Po wygłoszeniu swoich kwestii przez Kaczyńskiego i Komszicia do zadawania pytań zaprosił gość z Bośni i Hercegowiny. - Jeżeli państwo mają pytania, a sądzę, że zostały one przewidziane jestem do państwa dyspozycji - powiedział.
W tym momencie zapadła cisza, którą po chwili przerwał minister z Kancelarii Prezydenta Michał Kamiński. - Nie przewidywaliśmy pytań, nie ma nawet technicznych możliwości do ich zadawania, ponieważ dziennikarze nie mają mikrofonów. Bardzo serdecznie podziękuję - powiedział. Słowa wywołały śmiech prezydenta i jego gościa.
Tymczasem - według reportera TVN 24 - przed spotkaniem mikrofony na sali były, ale zostały usunięte trzy minuty przed konferencją.
Poseł PiS Marek Suski tłumaczył wieczorem w TVN 24, że to niedopatrzenie, a winę zrzucił na pracowników Kancelarii pochodzących jeszcze z czasów, gdy prezydentem był Aleksander Kwaśniewski. - Myślę, że zostały wyciągnięte wnioski na przyszłość, bo to jakieś niedopatrzenie, ale nie koniec świata. Nie było pieniędzy na odprawy i większość urzędników jest odziedziczona po Aleksandrze Kwaśniewskim. Stąd wynikło pewnie to niedopatrzenie - mówił Suski.

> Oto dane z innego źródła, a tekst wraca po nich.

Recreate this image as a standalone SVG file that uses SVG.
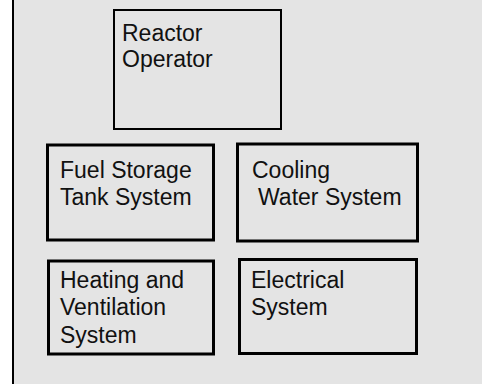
<svg xmlns="http://www.w3.org/2000/svg" width="482" height="384" viewBox="0 0 482 384">
<style>
.bg{fill:#e4e4e4}
.box{fill:none;stroke:#000;stroke-width:3}
.thin{stroke-width:2}
text{font-family:"Liberation Sans",Arial,sans-serif;font-size:23px;fill:#111}
</style>
<rect x="0" y="0" width="482" height="384" fill="#fff"/>
<rect class="bg" x="13" y="0" width="469" height="384"/>
<line x1="13" y1="0" x2="13" y2="384" stroke="#000" stroke-width="2"/>
<g id="reactor-operator">
<rect class="box thin" x="114" y="10" width="167" height="119"/>
<text x="122" y="41">Reactor</text>
<text x="122" y="67">Operator</text>
</g>
<g id="fuel-storage">
<rect class="box" x="47.5" y="145" width="166" height="95"/>
<text x="60" y="178">Fuel Storage</text>
<text x="60" y="205">Tank System</text>
</g>
<g id="cooling-water">
<rect class="box" x="237.5" y="144" width="180" height="97"/>
<text x="252" y="178">Cooling</text>
<text x="258" y="205">Water System</text>
</g>
<g id="heating-ventilation">
<rect class="box" x="48.5" y="261" width="165" height="93"/>
<text x="60" y="288">Heating and</text>
<text x="60" y="315">Ventilation</text>
<text x="60" y="343">System</text>
</g>
<g id="electrical">
<rect class="box" x="239.5" y="259.5" width="177" height="94"/>
<text x="251" y="288">Electrical</text>
<text x="251" y="315">System</text>
</g>
<g id="connectors"></g>
</svg>
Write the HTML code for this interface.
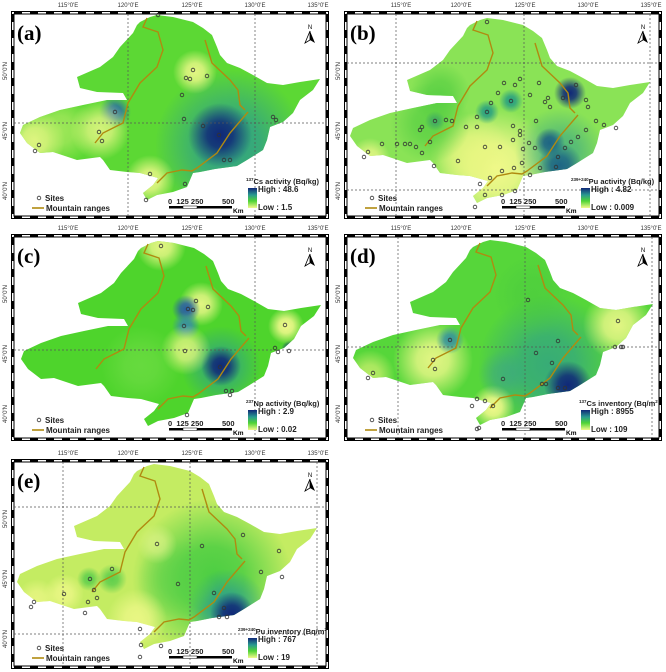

Suskiemu odpowiadał sekretarz generalny SLD Grzegorz Napieralski: - Gdyby Kancelaria Prezydenta była obsadzona ludźmi związanymi z Aleksandrem Kwaśniewskim, to do takiej czy innej wpadki by nie doszło. Jaka partia, taki prezydent i zaplecze. Mało profesjonalne i nie przygotowane do rządzenia. Informacja o takiej wpadce idzie w świat.